Performance Degraded - Information rendering in the Auvik User interface for tenants on the US3 cluster

Incident Report for Auvik Networks Inc.

Postmortem

Service Degraded - API and UI interruption on the US3 Cluster

Root Cause Analysis

Duration of incident

Discovered: Jul 3, 2025, 17:10 UTC
Resolved: Jul 3, 2025, 18:30 UTC

Cause

A service component in the US3 region experienced a critical failure that triggered a crash loop, rendering an internal service inoperable.

Effect

Users experienced disruption to both the user interface and API functions in the US3 environment.

Action taken

All times are in UTC

07/03/2025

17:10 Deployment of user interface (UI) change.

17:30 Engineering alerted to issues with the UI and APIs on US3.

17:40 Attempted rollback of the most recent deployment version.

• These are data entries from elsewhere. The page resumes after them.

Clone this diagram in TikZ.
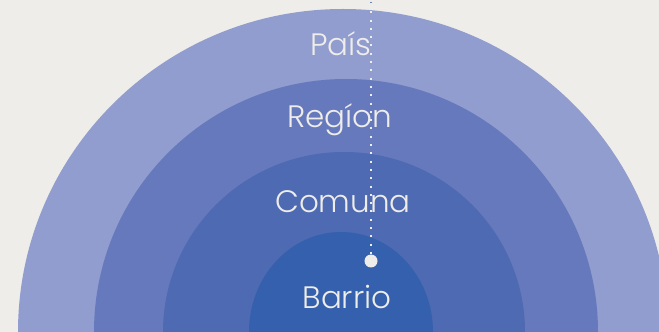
\documentclass[tikz,border=0pt]{standalone}
\usepackage{fontspec}
\setmainfont{Poppins}[UprightFont=* Light]
\usepackage{tikz}
\definecolor{bg}{HTML}{EEEDE9}
\definecolor{pais}{HTML}{919CCF}
\definecolor{region}{HTML}{6679BD}
\definecolor{comuna}{HTML}{4D6AB3}
\definecolor{barrio}{HTML}{3560AE}
\begin{document}
\begin{tikzpicture}[x=1pt,y=1pt,
  lbl/.style={text=bg,anchor=base,inner sep=0pt,font=\fontsize{31}{36}\selectfont}]
  \useasboundingbox (0,0) rectangle (659,332);
  \clip (0,0) rectangle (659,332);
  \fill[bg] (0,0) rectangle (659,332);
  \fill[pais] (343,0) ellipse [x radius=325, y radius=323];
  \fill[region] (346,0) ellipse [x radius=252, y radius=253];
  \fill[comuna] (344,0) ellipse [x radius=181, y radius=180];
  \fill[barrio] (341,0) ellipse [x radius=92, y radius=100];
  \node[lbl] (pa) at (341,276) {País};
  \node[lbl] (re) at (340,204) {Regíon};
  \node[lbl] (co) at (343,119) {Comuna};
  \node[lbl] (ba) at (347,23) {Barrio};
  \coordinate (top) at (371,329);
  \node[circle,fill=bg,inner sep=0pt,minimum size=13pt] (dot) at (371,71) {};
  \fill[barrio] (top) circle (1.2);
  \draw[bg,line width=2pt,dash pattern=on 2pt off 6.3pt] (top) -- (dot);
\end{tikzpicture}
\end{document}
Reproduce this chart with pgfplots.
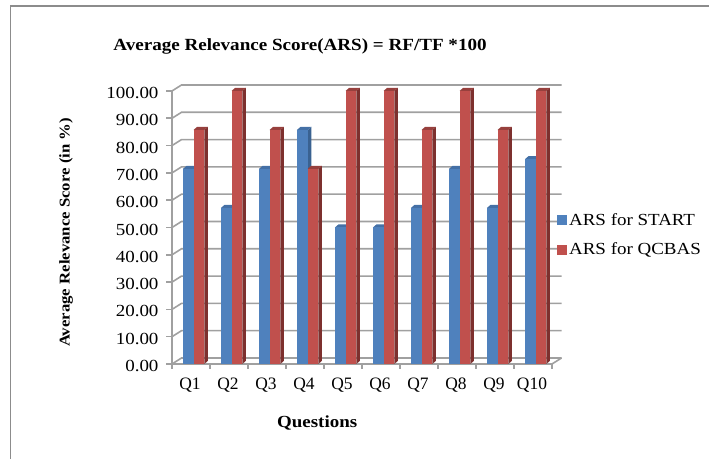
\documentclass[border=0pt]{standalone}
\usepackage{fontspec}
\setmainfont{Liberation Serif}
\newfontfamily\stretched[FakeStretch=1.12]{Liberation Serif}
\usepackage{pgfplots}
\pgfplotsset{compat=1.18}

\definecolor{startblue}{HTML}{4F81BD}
\definecolor{startside}{HTML}{3A6291}
\definecolor{starttop}{HTML}{4470A6}
\definecolor{qcbasred}{HTML}{C0504D}
\definecolor{qcbasside}{HTML}{7D302E}
\definecolor{qcbastop}{HTML}{97403D}
\definecolor{gridgray}{HTML}{A0A0A0}
\definecolor{framegray}{HTML}{8C8C8C}

% one 3d bar: #1 category centre, #2 value, #3 shift in px, #4 front, #5 side, #6 top
\newcommand{\cuboid}[6]{%
  \pgfmathsetmacro{\xl}{#1+(#3-5.4)/38}%
  \pgfmathsetmacro{\xr}{#1+(#3+5.4)/38}%
  \pgfmathsetmacro{\xb}{\xr+0.095}%
  \pgfmathsetmacro{\xc}{\xl+0.095}%
  \pgfmathsetmacro{\yt}{#2+1.15}%
  \addplot[forget plot, fill=#5, draw=none] coordinates {(\xr,0) (\xb,1.15) (\xb,\yt) (\xr,#2)} -- cycle;
  \addplot[forget plot, fill=#6, draw=none] coordinates {(\xl,#2) (\xc,\yt) (\xb,\yt) (\xr,#2)} -- cycle;
  \addplot[forget plot, ybar, bar width=10.8bp, bar shift=#3bp, fill=#4, draw=none] coordinates {(#1,#2)};
}

\begin{document}
\begin{tikzpicture}[x=1bp,y=1bp]
  \path[use as bounding box] (0,0) rectangle (709,459);
  \draw[framegray, line width=1.5bp] (10.5,0) -- (10.5,453) -- (709,453);
  \begin{axis}[
      at={(172bp,95bp)}, anchor=south west,
      scale only axis, width=380bp, height=273bp,
      clip=false,
      xmin=0, xmax=10, ymin=0, ymax=100,
      axis x line*=bottom, axis y line*=left,
      axis line style={gridgray, line width=1.6bp, -},
      tick align=outside,
      xtick={0.5,1.5,2.5,3.5,4.5,5.5,6.5,7.5,8.5,9.5},
      xticklabels={Q1,Q2,Q3,Q4,Q5,Q6,Q7,Q8,Q9,Q10},
      minor xtick={0,1,2,3,4,5,6,7,8,9,10},
      major x tick style={draw=none},
      minor x tick style={gridgray, line width=1.6bp},
      minor tick length=5bp,
      ytick={0,10,20,30,40,50,60,70,80,90,100},
      y tick style={gridgray, line width=1.6bp},
      major tick length=6bp,
      /pgf/number format/assume math mode=true,
      xticklabel style={font=\fontsize{17.5}{18}\selectfont, yshift=-4bp, xshift=-1bp},
      yticklabel style={font=\stretched\fontsize{17}{18}\selectfont, xshift=-4bp, yshift=-2bp,
        /pgf/number format/fixed, /pgf/number format/fixed zerofill, /pgf/number format/precision=2},
      xlabel={\textbf{Questions}},
      x label style={font=\stretched\fontsize{17}{18}\selectfont, at={(axis description cs:0.382,0)}, anchor=center, yshift=-59bp},
      ylabel={\textbf{Average Relevance Score (in \%)}},
      y label style={font=\stretched\fontsize{15}{16}\selectfont, at={(axis description cs:-0.279,0.482)}, anchor=center},
      title={\textbf{Average Relevance Score(ARS) = RF/TF *100}},
      title style={font=\stretched\fontsize{17.1}{18}\selectfont, at={(axis description cs:0.337,1)}, anchor=center, yshift=39bp},
      legend style={at={(axis description cs:1.013,0.4725)}, anchor=west, draw=none, fill=none,
        font=\stretched\fontsize{17}{18}\selectfont, row sep=16bp, inner sep=0pt, nodes={inner xsep=2bp, inner ysep=0pt}},
      legend cell align=left,
      legend image code/.code={\fill[#1] (0bp,-5bp) rectangle (10bp,5bp);},
    ]
    % back wall and floor lines
    \pgfplotsforeachungrouped \v in {0,10,20,30,40,50,60,70,80,90,100}{
      \pgfmathsetmacro{\w}{\v+2.2}
      \addplot[forget plot, gridgray, line width=1.6bp] coordinates {(0,\v) (0.25,\w) (10.25,\w)};
    }
    \addplot[forget plot, gridgray, line width=1.6bp] coordinates {(10,0) (10.25,2.2)};

    % ARS for START
    \pgfplotsforeachungrouped \x/\y in {0.5/71.43,1.5/57.14,2.5/71.43,3.5/85.71,4.5/50.00,5.5/50.00,6.5/57.14,7.5/71.43,8.5/57.14,9.5/75.00}{
      \cuboid{\x}{\y}{-2.7}{startblue}{startside}{starttop}
    }
    % ARS for QCBAS
    \pgfplotsforeachungrouped \x/\y in {0.5/85.71,1.5/100.00,2.5/85.71,3.5/71.43,4.5/100.00,5.5/100.00,6.5/85.71,7.5/100.00,8.5/85.71,9.5/100.00}{
      \cuboid{\x}{\y}{7.9}{qcbasred}{qcbasside}{qcbastop}
    }

    \addlegendimage{fill=startblue, draw=none}
    \addlegendentry{ARS for START}
    \addlegendimage{fill=qcbasred, draw=none}
    \addlegendentry{ARS for QCBAS}
  \end{axis}
\end{tikzpicture}
\end{document}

17:50 Crash loop persisted despite rollback, indicating the issue was not caused by regression.

17:52 Engineering alerted to issues with the UI and APIs on US3. Introduced more detailed diagnostic logging and restarted the affected services.

18:12 Comparison against other environments revealed the same error had occurred without incident elsewhere, suggesting environmental context was a key factor.

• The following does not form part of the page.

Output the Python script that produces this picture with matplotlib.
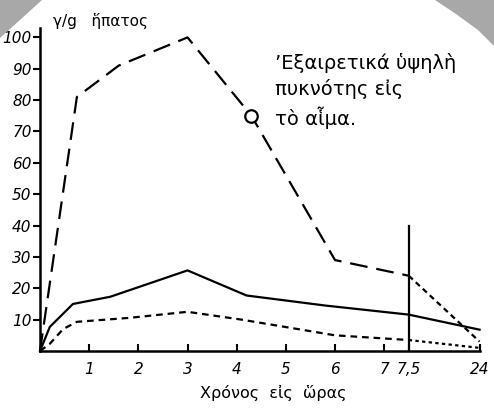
"""
Liver / blood concentration curve over time (scanned chart remake).
"""
import numpy as np
import matplotlib
matplotlib.use('Agg')
import matplotlib.pyplot as plt
from matplotlib.patches import Polygon

# Data (hours, gamma per gram)
upper_hours = [0, 0.75, 1.6, 3, 4.3, 6, 7.5]
upper_vals = [0, 81, 91, 100, 75, 29, 24]
upper_tail_hours = [7.5, 24]
upper_tail_vals = [24, 3]
marker_hour = [4.3]
marker_val = [75]

solid_hours = [0, 0.2, 0.67, 1.43, 3, 4.2, 5.8, 7.5, 24]
solid_vals = [0, 7.7, 15, 17.3, 25.7, 17.7, 14.5, 11.6, 6.8]

lower_hours = [0, 0.2, 0.47, 0.75, 1.84, 3, 4.1, 6, 7.5]
lower_vals = [0, 2.3, 7, 9.3, 10.6, 12.5, 10, 5, 3.5]
lower_tail_hours = [7.5, 24]
lower_tail_vals = [3.5, 1]

marker_line_hour = 7.5
marker_line_top = 40

x_ticks = [1, 2, 3, 4, 5, 6, 7, 7.5, 24]
x_tick_labels = ['1', '2', '3', '4', '5', '6', '7', '7,5', '24']
y_ticks = [10, 20, 30, 40, 50, 60, 70, 80, 90, 100]

# Compressed axis after 7.5 h
K = 1.44 / 16.5


def fwd(x):
    x = np.asarray(x, dtype=float)
    return np.where(x <= 7.5, x, 7.5 + (x - 7.5) * K)


def inv(y):
    y = np.asarray(y, dtype=float)
    return np.where(y <= 7.5, y, 7.5 + (y - 7.5) / K)


W, H = 494, 408
fig = plt.figure(figsize=(W / 100, H / 100), dpi=100)
fig.patch.set_facecolor('white')

# Grey scan corners
fig.patches.append(Polygon([[0, 1], [42 / W, 1], [0, 1 - 38 / H]],
                           closed=True, transform=fig.transFigure,
                           facecolor='#a8a8a8', edgecolor='none'))
fig.patches.append(Polygon([[435 / W, 1], [1, 1], [1, 1 - 46 / H],
                            [478 / W, 1 - 30 / H], [456 / W, 1 - 14 / H]],
                           closed=True, transform=fig.transFigure,
                           facecolor='#a8a8a8', edgecolor='none'))

ax = fig.add_axes([40 / W, 57 / H, 440 / W, 323 / H])
ax.set_xscale('function', functions=(fwd, inv))
ax.set_xlim(0, 24.1)
ax.set_ylim(0, 103)

lw = 1.6
ax.plot(upper_hours, upper_vals, color='black', lw=lw,
        linestyle=(0, (8, 4)), clip_on=False)
ax.plot(upper_tail_hours, upper_tail_vals, color='black', lw=lw,
        linestyle=(0, (2.5, 1.8)), clip_on=False)
ax.plot(marker_hour, marker_val, marker='o', ms=9, mfc='white',
        mec='black', mew=1.6, linestyle='none')

ax.plot(solid_hours, solid_vals, color='black', lw=lw, clip_on=False)

ax.plot(lower_hours, lower_vals, color='black', lw=lw,
        linestyle=(0, (3, 2.2)), clip_on=False)
ax.plot(lower_tail_hours, lower_tail_vals, color='black', lw=lw,
        linestyle=(0, (1.5, 1.5)), clip_on=False)

ax.plot([marker_line_hour, marker_line_hour], [0, marker_line_top],
        color='black', lw=lw)

# Axes styling
for side in ['top', 'right']:
    ax.spines[side].set_visible(False)
for side in ['left', 'bottom']:
    ax.spines[side].set_linewidth(1.8)

ax.set_xticks(x_ticks)
ax.set_xticklabels(x_tick_labels)
ax.set_yticks(y_ticks)
ax.xaxis.set_minor_locator(matplotlib.ticker.NullLocator())
ax.tick_params(axis='x', direction='in', length=5, width=1.5, pad=8)
ax.tick_params(axis='y', direction='out', length=5, width=1.5, pad=1)
for lab in ax.get_xticklabels() + ax.get_yticklabels():
    lab.set_fontstyle('italic')
    lab.set_fontsize(11)

fig.text(53 / W, 1 - 21 / H, 'γ/g   ἥπατος', fontsize=11,
         ha='left', va='center')
fig.text(273 / W, 1 - 393 / H, 'Χρόνος  εἰς  ὥρας', fontsize=11.5,
         ha='center', va='center')
fig.text(275 / W, 1 - 91 / H,
         '’Εξαιρετικά ὑψηλὴ\nπυκνότης εἰς\nτὸ αἷμα.',
         fontsize=14, ha='left', va='center', linespacing=1.42)

fig.savefig('out.png', dpi=100, facecolor='white')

18:30 Services stabilized and returned to normal.

Future consideration(s)

  • Review environmental differences that contributed to varying behavior between clusters.
  • Consider adding a safe-fail mechanism for deployments to prevent full-service crash loops.
Posted Jul 29, 2025 - 13:56 EDT

Resolved

Affected Services: Access to part of the UI
Cluster(s): US3

Description:
The performance issue affecting access to the UI has been fully resolved, and normal operations have resumed. All systems are functioning as expected.

Impact:
Users should no longer experience any performance-related issues.

Next Steps:
Service has been restored. We apologize for the disruption and appreciate your continued patience. If you continue to experience issues, please contact our support team.
Posted Jul 03, 2025 - 14:44 EDT

Monitoring

User Affected Services: Access to part of the UI
Cluster(s): US3

Description:
Our team has implemented a fix for the performance issues affecting the User interface. We monitor the system to ensure stability and confirm that performance remains at expected levels.

Impact:
System performance should be restored to normal. We will continue to monitor for any irregularities.
Services [services not affected] are not impacted.

Next Steps:
A final update will be provided once we confirm the issue is resolved.

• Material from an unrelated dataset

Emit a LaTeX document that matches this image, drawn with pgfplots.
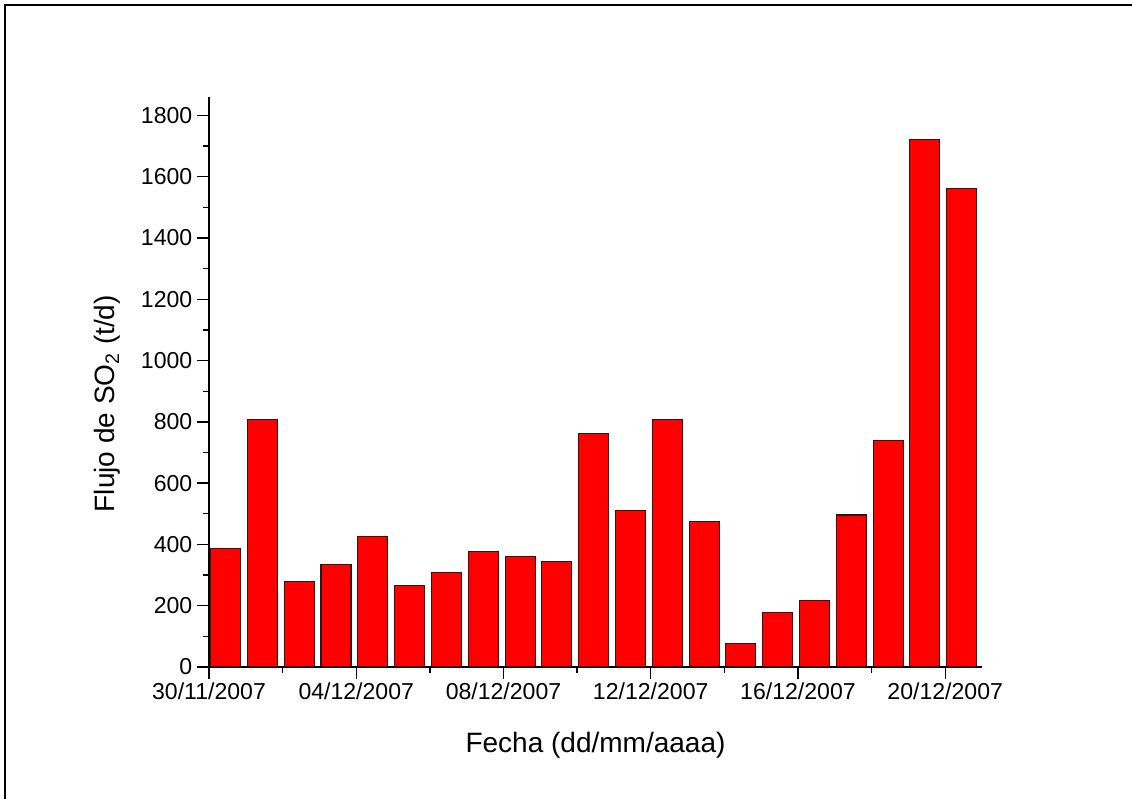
\documentclass[border=0pt]{standalone}
\usepackage{fontspec}
\setmainfont{Liberation Sans}
\usepackage{pgfplots}
\pgfplotsset{compat=1.18}

\definecolor{baredge}{RGB}{60,15,15}

\begin{document}
\begin{tikzpicture}
    \useasboundingbox (0,0) rectangle (849pt,599.25pt);
    % frame of the original figure (only top and left visible)
    \draw[line width=1.5pt] (3.75pt,-2pt) -- (3.75pt,595.5pt) -- (852pt,595.5pt);
    \begin{axis}[
            at={(156.75pt,99pt)},
            anchor=south west,
            scale only axis,
            width=579.75pt,
            height=427.5pt,
            xmin=0, xmax=21,
            ymin=0, ymax=1860,
            axis x line*=bottom,
            axis y line*=left,
            axis line style={line width=1.2pt, black},
            tick align=outside,
            major tick length=9pt,
            minor tick length=4.5pt,
            tick style={line width=1pt, black},
            xtick={0,4,8,12,16,20},
            xticklabels={30/11/2007,04/12/2007,08/12/2007,12/12/2007,16/12/2007,20/12/2007},
            minor x tick num=1,
            ytick={0,200,...,1800},
            minor y tick num=1,
            /pgf/number format/assume math mode=true,
            /pgf/number format/1000 sep={},
            tick label style={font=\fontsize{17.3}{19}\selectfont},
            xticklabel style={inner sep=2.5pt},
            xlabel={Fecha (dd/mm/aaaa)},
            ylabel={Flujo de SO\textsubscript{2} (t/d)},
            label style={font=\fontsize{21}{24}\selectfont},
            xlabel style={at={(rel axis cs:0.5,-0.137)}, anchor=center},
            ylabel style={at={(rel axis cs:-0.131,0.462)}, anchor=center},
            ybar,
            bar width=22.5pt,
        ]
        \addplot[draw=baredge, line width=0.8pt, fill=red]
        coordinates {
                (0.45,386) (1.45,809) (2.45,279) (3.45,333) (4.45,425)
                (5.45,265) (6.45,307) (7.45,377) (8.45,362) (9.45,345)
                (10.45,761) (11.45,510) (12.45,809) (13.45,474) (14.45,77)
                (15.45,179) (16.45,216) (17.45,496) (18.45,739) (19.45,1720)
                (20.45,1560)};
    \end{axis}
\end{tikzpicture}
\end{document}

We appreciate your patience as we work through this issue.
Posted Jul 03, 2025 - 14:25 EDT

Identified

Affected Services: Access to part of the UI
Service not impacted: Monitoring and alerting functionality

Description:
We are currently experiencing degraded performance with access to the user Interface, and are currently investigating a solution to restore normal service levels.

Impact:
While we work on the resolution, users may continue to experience interruptions in the User interface.

Next Steps:
We will provide updates as the situation progresses.

Your patience is greatly appreciated, and we regret any inconvenience you may be experiencing.
Posted Jul 03, 2025 - 13:35 EDT

Investigating

Affected Services: Access to part of the UI
Service not impacted: Monitoring and alerting functionality

Description:
We are currently experiencing degraded performance with access to the user Interface. Our team is actively investigating the root cause and working to resolve the issue as quickly as possible.

Impact:
Users may experience issues with their user interface.

Next Steps:
We will update this information as more details become available.

Thank you for your patience as we work to restore full functionality.
Posted Jul 03, 2025 - 13:14 EDT
This incident affected: Network Mgmt (us3.my.auvik.com).